“Management is about persuading people to do things they do not want to do, while leadership is about inspiring people to do things they never thought they could.” – Steve Jobs
In today’s work climate, a debate is stirring regarding the differences between “leaders” and “managers” and whether or not a manager can be a leader. As this has always been an interest of mine, I find myself periodically reviewing new articles relevant to this discussion and wanted to take a few moments to share some thoughts regarding this topic.

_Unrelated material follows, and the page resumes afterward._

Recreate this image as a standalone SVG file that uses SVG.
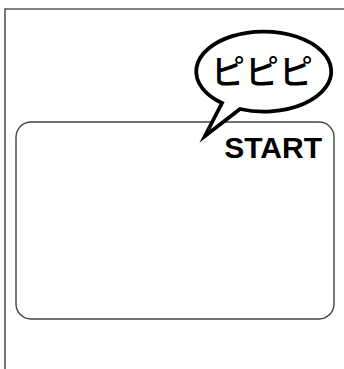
<svg xmlns="http://www.w3.org/2000/svg" width="344" height="369" viewBox="0 0 344 369">
<style>
.frame{fill:none;stroke:#555;stroke-width:1.6}
.panel{fill:#fff;stroke:#444;stroke-width:1.4}
.bubble{fill:#fff;stroke:#000;stroke-width:3.8;stroke-linejoin:miter;stroke-miterlimit:10}
.jp{font-family:"Noto Sans CJK JP","Noto Sans",sans-serif;font-size:34px;font-weight:500;fill:#000}
.lbl{font-family:"Liberation Sans",Arial,sans-serif;font-size:30px;font-weight:bold;fill:#000}
</style>
<rect width="344" height="369" fill="#fff"/>
<g id="frame">
<path class="frame" d="M5,369 V9 H344"/>
</g>
<g id="display">
<rect class="panel" x="16" y="122" width="318" height="197" rx="15" ry="15"/>
<text class="lbl" x="322" y="157.5" text-anchor="end">START</text>
</g>
<g id="speech-bubble">
<path class="bubble" d="M240,109 L205,136 L222,103 A67.5,40 0 1 1 240,109 Z"/>
<text class="jp" x="262" y="84" text-anchor="middle">ピピピ</text>
</g>
<g id="connectors"/>
</svg>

Through much of my research, leaders and managers are loosely defined as polar opposites. Leaders are focused on the long term while managers focus on the daily operations; leaders view people as people while managers view staff by their title or position on the organizational chart, leaders accept responsibility for a team not achieving a goal while managers blame the teams production for not achieving a goal. Managers organize, leaders influence, mangers direct, leaders motivate; managers follow the rules, leaders accept risks. This dichotomy in the views of managers and leaders makes it hard to believe that in today’s work environment more and more managers are being forced to also be leaders.
Is this question really as black and white as it appears? Peter F. Drucker, an author and economist, revolutionized the way that management was viewed within companies and argued that in reality management most often succeeded when it revolved around leadership. Peter F. Drucker spent his career observing, he was quoted as saying he likes to “look out the window and see what’s visible but not yet seen.” Through his works, he identified the emergence of the “knowledge worker,” a shift in the basic thought process that identified that information is the key to the ability of “knowledge workers” to do their job. Considered by many as a pioneer, well ahead of his time, Drucker often discussed the importance of ensuring employees have a stronger sense of purpose, “they need to know the organization’s mission and to believe in it.” He also believed the functions of a manager were not only task based and ensuring the productivity of their workers but rather also managers were responsible for managing the social impacts and responsibilities. Even though most of Drucker’s work is unknown to younger generations, a brief glimpse into some of his works would prove peculiarly spot on in today’s work environments.
Having worked in various companies and various positions, I have continually found myself reflecting on this question. Through that reflection, I have found that there are situations that warrant both approaches and that management and leadership may truly rely on each other. As Drucker stated, “One does not ‘manage’ people. The task is to lead people. And the goal is to make productive the specific strengths and knowledge of every individual.”